Une isolation plus compacte permet en effet de réduire les volumes des équipements, les masses embarquées ou l’encombrement d’un bâtiment pour une même surface habitable ce qui, selon les experts, induit une réduction directe de l’empreinte environnementale globale de ces constructions ou équipements de l’ordre de 5%, un atout non négligeable dans le contexte de transition énergétique.

Enersens est donc confiante quant au développement de son activité. «Nous visons un CA de 10 M€ d’ici 3 ans. À 5 ans, Enersens espère une part du marché mondial des super-isolants de 10%. Notre positionnement est celui d’un pure player des aérogels de nouvelle génération», rapporte Pierre-André Marchal.
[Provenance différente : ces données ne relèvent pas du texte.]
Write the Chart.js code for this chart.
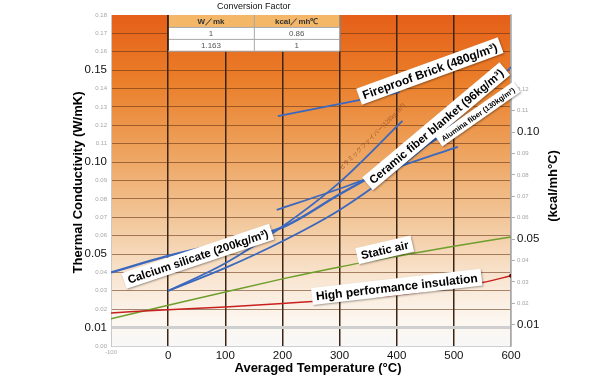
<!DOCTYPE html>
<html><head><meta charset="utf-8">
<script src="https://cdn.jsdelivr.net/npm/chart.js@4/dist/chart.umd.min.js"></script>
<style>html,body{margin:0;padding:0;background:#fff}</style>
</head><body>
<canvas id="c" width="600" height="381" style="display:block"></canvas>
<script>
// ---------- data ----------
const xTickValues = [-100, 0, 100, 200, 300, 400, 500, 600];
const calciumTemp = [-100, 0, 100, 200, 300, 400, 500, 600];
const calciumK    = [0.040, 0.049, 0.0563, 0.0645, 0.0825, 0.100, 0.118, 0.1355];
const blanketTemp = [0, 100, 200, 300, 400, 500, 600];
const blanketK    = [0.030, 0.0425, 0.057, 0.074, 0.096, 0.122, 0.1517];
const fiber128Temp = [0, 100, 200, 300, 410];
const fiber128K    = [0.030, 0.045, 0.065, 0.089, 0.1224];
const aluminaTemp = [190, 300, 400, 507];
const aluminaK    = [0.074, 0.0855, 0.097, 0.1083];
const brickTemp = [192, 405];
const brickK    = [0.125, 0.138];
const airTemp = [-100, 0, 100, 200, 300, 400, 500, 600];
const airK    = [0.0148, 0.0222, 0.0294, 0.0365, 0.0430, 0.0488, 0.0543, 0.0593];
const hpiTemp = [-100, 0, 100, 200, 300, 400, 500, 550, 600];
const hpiK    = [0.018, 0.0197, 0.0212, 0.0231, 0.0252, 0.0278, 0.0322, 0.0345, 0.0382];
const leftMajor = ['0.01', '0.05', '0.10', '0.15'];
const rightTickValues = [0.01,0.02,0.03,0.04,0.05,0.06,0.07,0.08,0.09,0.10,0.11,0.12];
const rightMajor = ['0.01', '0.05', '0.10'];
const kcalFactor = 0.86;
const tableTitle = 'Conversion Factor';
const tableHeader = ['W／mk', 'kcal／mh℃'];
const tableRows = [['1', '0.86'], ['1.163', '1']];

// ---------- annotation config ----------
const tags = [
  {text: 'Fireproof Brick (480g/m³)', t: 458, k: 0.1496, angle: -20, size: 12},
  {text: 'Ceramic fiber blanket (96kg/m³)', t: 469, k: 0.1195, angle: -40, size: 11.5},
  {text: 'Alumina fiber (130kg/m³)', t: 542, k: 0.1262, angle: -35, size: 7.5},
  {text: 'Calcium silicate (200kg/m³)', t: 52, k: 0.0488, angle: -18.5, size: 11.5},
  {text: 'Static air', t: 379, k: 0.0523, angle: -13, size: 11.5},
  {text: 'High performance insulation', t: 400, k: 0.0322, angle: -6.5, size: 12}
];
const smallNote = {text: 'セラミックファイバー(128kg/m³)', t: 357, k: 0.1139, angle: -45, size: 6};

const FONT = '"Liberation Sans", Arial, sans-serif';
const BLUE = '#3A68BF';
const pts = (xs, ys) => xs.map((x, i) => ({x, y: ys[i]}));
const near = (v, list) => list.includes(Number(v).toFixed(2));

const bgPlugin = {
  id: 'bg',
  beforeDraw(chart) {
    const {ctx, chartArea: a} = chart;
    const g = ctx.createLinearGradient(0, a.top, 0, a.bottom);
    g.addColorStop(0, '#E55F18');
    g.addColorStop(0.2, '#EA7F2A');
    g.addColorStop(0.42, '#EEA460');
    g.addColorStop(0.62, '#F2C79A');
    g.addColorStop(0.8, '#F9E6D2');
    g.addColorStop(0.92, '#FCF6EF');
    g.addColorStop(1, '#F8F8F8');
    ctx.save(); ctx.fillStyle = g; ctx.fillRect(a.left, a.top, a.right - a.left, a.bottom - a.top); ctx.restore();
  }
};

function drawTag(ctx, x, y, angle, text, size, bold, color) {
  ctx.save();
  ctx.translate(x, y); ctx.rotate(angle * Math.PI / 180);
  ctx.font = (bold ? 'bold ' : '') + size + 'px ' + FONT;
  const w = ctx.measureText(text).width + 8, h = size + 5;
  ctx.shadowColor = 'rgba(0,0,0,0.35)'; ctx.shadowBlur = 2; ctx.shadowOffsetX = 1; ctx.shadowOffsetY = 1;
  ctx.fillStyle = '#fff'; ctx.fillRect(-w / 2, -h / 2, w, h);
  ctx.shadowColor = 'transparent';
  ctx.fillStyle = color || '#000'; ctx.textAlign = 'center'; ctx.textBaseline = 'middle';
  ctx.fillText(text, 0, 1);
  ctx.restore();
}

const overlayPlugin = {
  id: 'overlay',
  afterDatasetsDraw(chart) {
    const {ctx, chartArea: a} = chart;
    const xs = chart.scales.x, ys = chart.scales.y;
    tags.forEach(t => drawTag(ctx, xs.getPixelForValue(t.t), ys.getPixelForValue(t.k), t.angle, t.text, t.size, true));
    ctx.save();
    ctx.translate(xs.getPixelForValue(smallNote.t), ys.getPixelForValue(smallNote.k));
    ctx.rotate(smallNote.angle * Math.PI / 180);
    ctx.font = smallNote.size + 'px "Noto Sans CJK JP", sans-serif';
    ctx.fillStyle = 'rgba(140,70,30,0.75)'; ctx.textAlign = 'center'; ctx.textBaseline = 'middle';
    ctx.fillText(smallNote.text, 0, 0);
    ctx.restore();
    // conversion table
    const x0 = xs.getPixelForValue(0), x2 = xs.getPixelForValue(300), x1 = (x0 + x2) / 2;
    const y0 = ys.getPixelForValue(0.18), y3 = ys.getPixelForValue(0.1605);
    const rh = (y3 - y0) / 3;
    ctx.save();
    ctx.fillStyle = '#F4B768'; ctx.fillRect(x0, y0, x2 - x0, rh);
    ctx.fillStyle = '#fff'; ctx.fillRect(x0, y0 + rh, x2 - x0, rh * 2);
    ctx.strokeStyle = '#A8A8A8'; ctx.lineWidth = 1;
    ctx.beginPath();
    for (let i = 1; i <= 3; i++) { ctx.moveTo(x0, y0 + rh * i + 0.5); ctx.lineTo(x2, y0 + rh * i + 0.5); }
    ctx.moveTo(x1 + 0.5, y0); ctx.lineTo(x1 + 0.5, y3);
    ctx.moveTo(x2 + 0.5, y0); ctx.lineTo(x2 + 0.5, y3);
    ctx.stroke();
    ctx.strokeStyle = '#3b2414'; ctx.lineWidth = 1.5;
    ctx.beginPath(); ctx.moveTo(x0, y0); ctx.lineTo(x0, y3); ctx.stroke();
    ctx.textAlign = 'center'; ctx.textBaseline = 'middle';
    ctx.font = 'bold 8px ' + FONT; ctx.fillStyle = '#333';
    ctx.fillText(tableHeader[0], (x0 + x1) / 2, y0 + rh / 2 + 0.5);
    ctx.fillText(tableHeader[1], (x1 + x2) / 2, y0 + rh / 2 + 0.5);
    ctx.font = '8px ' + FONT; ctx.fillStyle = '#555';
    tableRows.forEach((r, i) => {
      ctx.fillText(r[0], (x0 + x1) / 2, y0 + rh * (i + 1.5) + 0.5);
      ctx.fillText(r[1], (x1 + x2) / 2, y0 + rh * (i + 1.5) + 0.5);
    });
    ctx.font = '9px ' + FONT; ctx.fillStyle = '#111';
    ctx.fillText(tableTitle, x1, y0 - 8);
    ctx.restore();
  },
  afterDraw(chart) {
    const {ctx, chartArea: a} = chart;
    ctx.save();
    ctx.font = 'bold 13px ' + FONT; ctx.fillStyle = '#000'; ctx.textAlign = 'center'; ctx.textBaseline = 'middle';
    ctx.save(); ctx.translate(78, (a.top + a.bottom) / 2 + 2); ctx.rotate(-Math.PI / 2);
    ctx.fillText('Thermal Conductivity (W/mK)', 0, 0); ctx.restore();
    ctx.save(); ctx.translate(553, 186); ctx.rotate(-Math.PI / 2);
    ctx.fillText('(kcal/mh°C)', 0, 0); ctx.restore();
    ctx.fillText('Averaged Temperature (°C)', 318, 368);
    ctx.restore();
  }
};

const ds = (label, data, color, width, extra) => Object.assign({
  label, data, borderColor: color, backgroundColor: color, borderWidth: width,
  pointRadius: 0, fill: false, cubicInterpolationMode: 'monotone'
}, extra || {});

new Chart(document.getElementById('c'), {
  type: 'line',
  data: {
    datasets: [
      ds('High performance insulation', pts(hpiTemp, hpiK), '#C8201E', 1.5, {
        pointRadius: c => c.dataIndex === hpiTemp.length - 1 ? 2 : 0,
        pointBackgroundColor: '#5a0c0c', pointBorderWidth: 0
      }),
      ds('Static air', pts(airTemp, airK), '#6E9E2C', 1.5),
      ds('Fireproof Brick (480g/m³)', pts(brickTemp, brickK), BLUE, 1.8),
      ds('Alumina fiber (130kg/m³)', pts(aluminaTemp, aluminaK), BLUE, 1.8),
      ds('Ceramic fiber (128kg/m³)', pts(fiber128Temp, fiber128K), BLUE, 1.8),
      ds('Ceramic fiber blanket (96kg/m³)', pts(blanketTemp, blanketK), BLUE, 1.8),
      ds('Calcium silicate (200kg/m³)', pts(calciumTemp, calciumK), BLUE, 2.4)
    ]
  },
  options: {
    responsive: false, animation: false, devicePixelRatio: 1,
    layout: {padding: {top: 15, left: 0, right: 0, bottom: 0}},
    plugins: {legend: {display: false}, tooltip: {enabled: false}},
    scales: {
      x: {
        type: 'linear', min: -100, max: 600,
        afterBuildTicks: s => { s.ticks = xTickValues.map(v => ({value: v})); },
        afterFit: s => { s.height = 35; },
        border: {display: false},
        grid: {
          drawTicks: false,
          color: c => c.tick.value === -100 ? 'rgba(0,0,0,0)' : (c.tick.value === 600 ? '#A0A0A0' : '#3b2414'),
          lineWidth: 1.5
        },
        ticks: {
          padding: 3,
          callback: v => String(v),
          font: c => ({family: FONT, size: c.tick && c.tick.value === -100 ? 6 : 11.5}),
          color: c => c.tick && c.tick.value === -100 ? '#aaa' : '#111'
        }
      },
      y: {
        type: 'linear', position: 'left', min: 0, max: 0.18,
        afterFit: s => { s.width = 111; },
        border: {display: true, color: '#C8C8C8', width: 1},
        grid: {
          drawTicks: false,
          color: c => {
            const v = Number(c.tick.value).toFixed(2);
            if (v === '0.01') return '#CFCFCF';
            if (v === '0.00') return '#D0D0D0';
            if (v === '0.18') return 'rgba(0,0,0,0)';
            return 'rgba(95,45,15,0.55)';
          },
          lineWidth: c => Number(c.tick.value).toFixed(2) === '0.01' ? 3 : 1
        },
        ticks: {
          stepSize: 0.01, padding: 4,
          callback: v => Number(v).toFixed(2),
          font: c => ({family: FONT, size: c.tick && near(c.tick.value, leftMajor) ? 11.5 : 6}),
          color: c => c.tick && near(c.tick.value, leftMajor) ? '#111' : '#A5A5A5'
        }
      },
      y2: {
        type: 'linear', position: 'right', min: 0, max: 0.18 * kcalFactor,
        afterBuildTicks: s => { s.ticks = rightTickValues.map(v => ({value: v})); },
        afterFit: s => { s.width = 89; },
        border: {display: true, color: '#A8A8A8', width: 1.5},
        grid: {drawOnChartArea: false, drawTicks: true, tickLength: 4, tickColor: '#B0B0B0'},
        ticks: {
          padding: 2,
          callback: v => Number(v).toFixed(2),
          font: c => ({family: FONT, size: c.tick && near(c.tick.value, rightMajor) ? 11.5 : 6}),
          color: c => c.tick && near(c.tick.value, rightMajor) ? '#111' : '#A5A5A5'
        }
      }
    }
  },
  plugins: [bgPlugin, overlayPlugin]
});
</script>
</body></html>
Pour soutenir ses ambitions, Enersens a d’ailleurs réalisé une augmentation de capital en septembre dernier de 6 M€ sur 2 ans. Dans le cadre du Programme des Investissements d’Avenir, l’Ademe investit 3 M€ et détiendra 14% du capital d’Enersens à l’issue de cette opération, aux côtés d’un family office (19%) et de PCAS qui demeure l’actionnaire de référence avec 67%.

Cette opération confirme la crédibilité du projet porté par Enersens dans le domaine de la super-isolation et met en relief le caractère innovant et disruptif de ses procédés de fabrication et de ses produits. Les fonds levés financeront notamment la mise en œuvre de moyens de production industrielle de matelassés et de panneaux super-isolants.

Ces moyens compléteront l’unité de fabrication de granules de super-isolants qui doit entrer en production d’ici la fin de l’année. Avec son avance technologique, l’avenir qui s’ouvre à Enersens semble radieux, une bonne nouvelle pour le secteur du développement durable mais aussi les générations futures.